A young parish priest at St. Mary of the Mount, Father Joseph Bryan, encouraged the students to pray every day, spent a lot of time with them, and also offered them spiritual direction. As a teenager, Donald Wuerl bought a copy of St. Francis de Sales’ spiritual classic, “Introduction to the Devout Life,” which the cardinal still keeps today in his apartment, by the kneeler where he prays.

Inspired by that priest’s example and encouragement, Wuerl entered the seminary in 1958, studying to be a priest for the Diocese of Pittsburgh.

Another key influence for Wuerl’s life as a priest and bishop was Cardinal John Wright. As a seminarian studying in Rome in the mid-1960s, Wuerl ran errands for Bishop Wright, who as bishop of Pittsburgh was participating in the Second Vatican Council.

After being ordained as a priest and serving at a parish, Wuerl was appointed as Wright’s priest secretary, a role he continued from 1969-79 when the bishop was appointed to head the Vatican’s Congregation for the Clergy.

“He loved the Church, he loved teaching the faith, and he loved being part of the community,” said Wuerl, who was encouraged by Cardinal Wright to help edit the best-selling Catholic catechism for adults, “The Teaching of Christ.”

Over the years, Wuerl has become known as a teacher of the faith, and has published recent books about the Mass, prayer, the sacraments and marriage.

Washington’s cardinal archbishop was also inspired by the priestly example of Saint John Paul II, who as pope had ordained him a bishop in 1986, appointing him as an auxiliary bishop of Seattle and then two years later, as the bishop of Pittsburgh, which he led for 18 years until 2006, when Pope Benedict XVI named him archbishop of Washington.

When Wuerl founded a new seminary for the Archdiocese of Washington in 2011, he named it for Pope John Paul II, whom he said offered an example to the future priests studying there, of a man who devoted his life to bringing the Gospel of Jesus Christ to his flock, which in the pope’s case, involved traveling to 129 countries around the world during his nearly 27-year pontificate.

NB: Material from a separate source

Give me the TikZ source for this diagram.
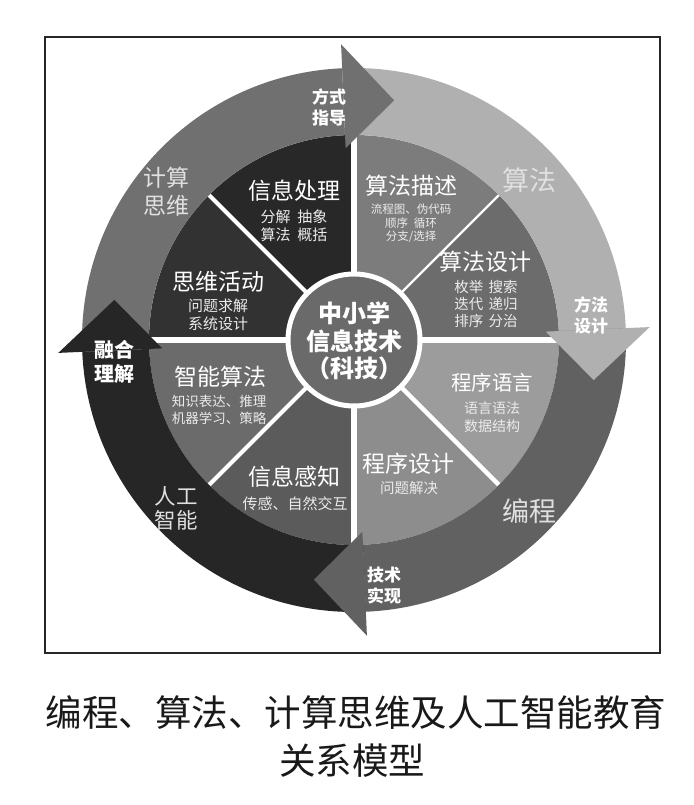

The seminary’s chapel includes two relics of Saint John Paul II – a liturgical vestment worn by him, and also the saint’s blood stained on the cassock that the pope was wearing when he was shot and critically wounded during an assassination attempt in 1981 in St. Peter’s Square.

And for the cardinal’s 50th anniversary as a priest, a third reminder of the seminary’s patron saint was added to the chapel there – a stone that the pope blessed at the Basilica of the National Shrine of the Immaculate Conception during his 1979 visit to Washington. Engraved on the stone were words commemorating the cardinal’s priestly anniversary celebrated on Dec. 17, 2016 at the seminary.

The cardinal celebrated his anniversary Mass at the seminary’s chapel, standing at the altar that Pope Benedict XVI had used at his Papal Mass at Nationals Park during that pontiff’s 2008 pastoral visit to Washington, which Wuerl had hosted.

His anniversary also reflected the seminary’s special ties to another pope. One year earlier, Pope Francis after celebrating the Canonization Mass for St. Junípero Serra at the National Shrine, had visited the seminary, encouraging the seminarians there to adore Jesus in the way they prayed and also in how they served others.

The seminarians had stood on the steps, offering the pope a rousing greeting, and he jokingly asked if that was how they greeted their bishop when he visited.

So on Dec. 17 when Wuerl’s car pulled up to the seminary for his 50th anniversary Mass as a priest, the seminarians were waiting on the steps, cheering and waving wildly.

At the Mass, the cardinal told the seminarians that the priesthood “is all about standing in the place of Jesus” in today’s world. “Be someone willing to say, ‘Jesus, I give myself to you,” he said.

Concluding his remarks to the seminarians and priests there, Wuerl said, “This house has a very special place in my heart… Thank you for sharing this Mass and this day with me.”